I do agree with Rather that today's journalists have no guts, and that is because politicians have bent TV journalism to suit their wills. And I think that if there does exist a liberal bias in TV news, then it has evolved to reflect this as well. For instance, it has recently become known that Walter Cronkite was way more unabashedly liberal than anyone could have imagined. He used his liberal bias to actually ask tough questions of politicians with whom he disagreed. Now, many journalists like the majority of those on CNN use their liberal bias to ask stupid, uninformative "gotcha" questions just to make conservative politicians look bad to boost ratings; for a concrete example, see Wolf Blitzer trying to trap Mitt Romney a few months ago by asking him really silly questions about the movie The Hunger Games.

But the bigger question is, can politicians bend the Internet similarly to TV and print media? I think not. The Internet really is fundamentally different from TV and print media because it is a two-way medium, whereas TV and print are one-way media. Hence, TV and print can be used as mouthpieces for politicians or journalists with an agenda, and no one can really do anything about that except for perhaps writing letters to the editor. The Internet has a far more diverse set of viewpoints than TV and print could ever have just because it is open to anyone and everyone to publish anything and everything, rather than being restricted to a particular set of journalists. I mean, the fact that I can write this up on my own blog and have other people see it, leave their own comments, and possibly write their own blog posts in response rather than me simply disagreeing in my own head after watching that interview on TV shows how truly different the Internet is. Sure, politicians could manipulate the New York Times, the Washington Post, and other mainstream news publications that have online sites, but they can't possibly begin to manipulate every single online news source out there, because so many of them are from alternative, nontraditional sources of news.

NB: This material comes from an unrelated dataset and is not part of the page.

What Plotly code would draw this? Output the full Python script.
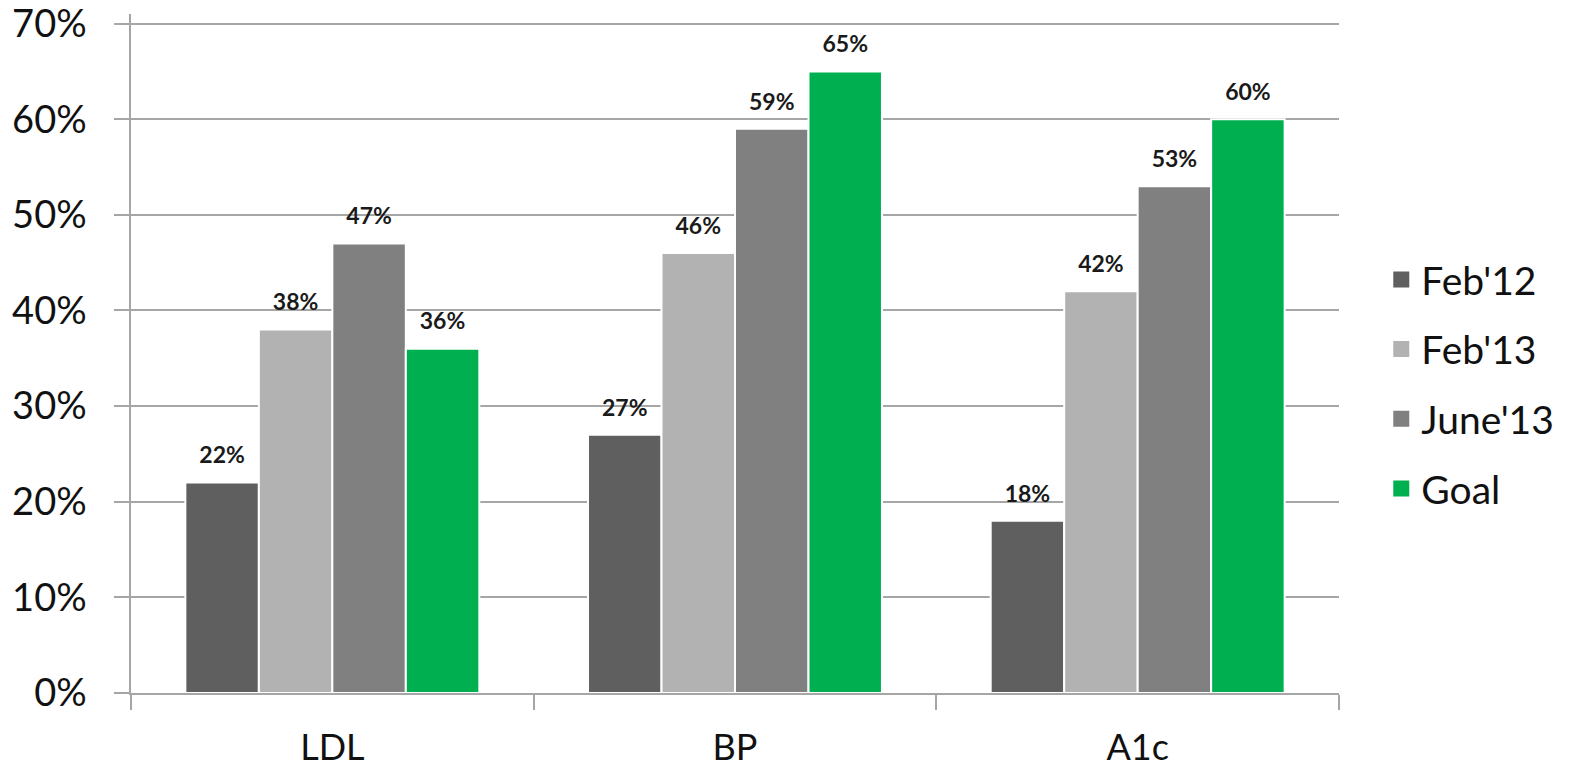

I think the best example of how politicians will continue to be powerless against the Internet until they have a deep working understanding of how it works comes in the SOPA debate that happened many months ago. There, politicians seemed to take pride in their ignorance of how the Internet works, and for once, that totally backfired on their efforts to massively censor it. The traditional news sources by and large simply parroted the words coming out of politicians' mouths about SOPA, but people knew better that time because the tech companies (of all sizes) behind the websites people use frequently showed exactly why SOPA would be so harmful. Furthermore, alternative news sources, especially technology-related news sites that were not beholden to any politicians or political parties, had excellent news pieces about why SOPA would severely curtail the goings-on of the Internet. Through these efforts, thousands upon thousands of people petitioned Congress and the President to stop SOPA, and only after politicians realized the magnitude of the backlash did SOPA and PIPA stall and die.

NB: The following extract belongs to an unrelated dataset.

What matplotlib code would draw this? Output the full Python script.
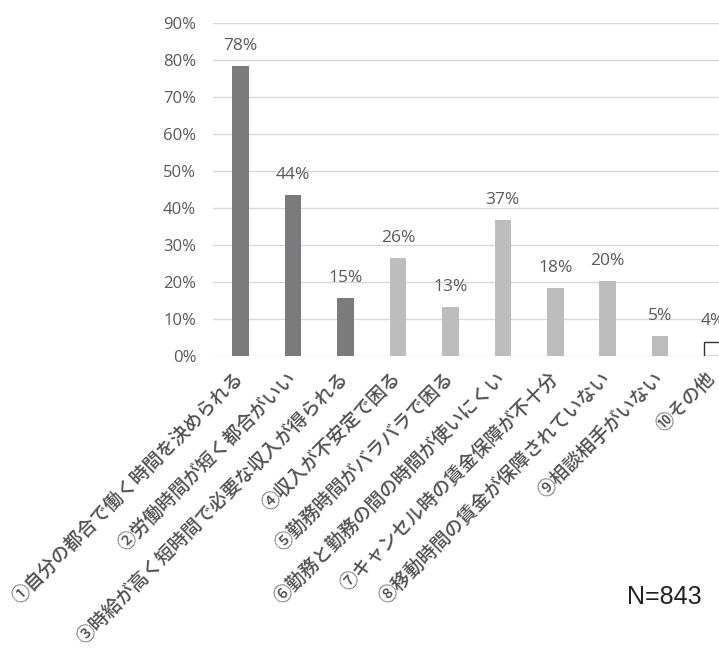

Another way that politicians will never be able to outsmart the Internet lies in the Streisand effect. Most Internet users route around restrictions by any means possible on the Internet. Before the Internet, if a politician said or did something controversial or embarrassing, that politician could hope to survive politically by manipulating the TV and print news media to downplay its significance or, more directly, expunge mentions of the incident from the media. Now, however, if a politician tries that and attempts to remove controversial or embarrassing material from the Internet, users will simply copy and reupload said material elsewhere. The name for the term comes from the time when Barbra Streisand's house was accidentally shown in some news piece. When Streisand tried to have it removed from the Internet, users simply copied and uploaded that picture to even more news sites, so the effort to have it removed was completely counterproductive in that it had the exact opposite effect of what was intended. Thus, as long as politicians believe that they can manipulate the Internet in the same way that they have manipulated TV and print news media, the Internet will always outsmart politicians.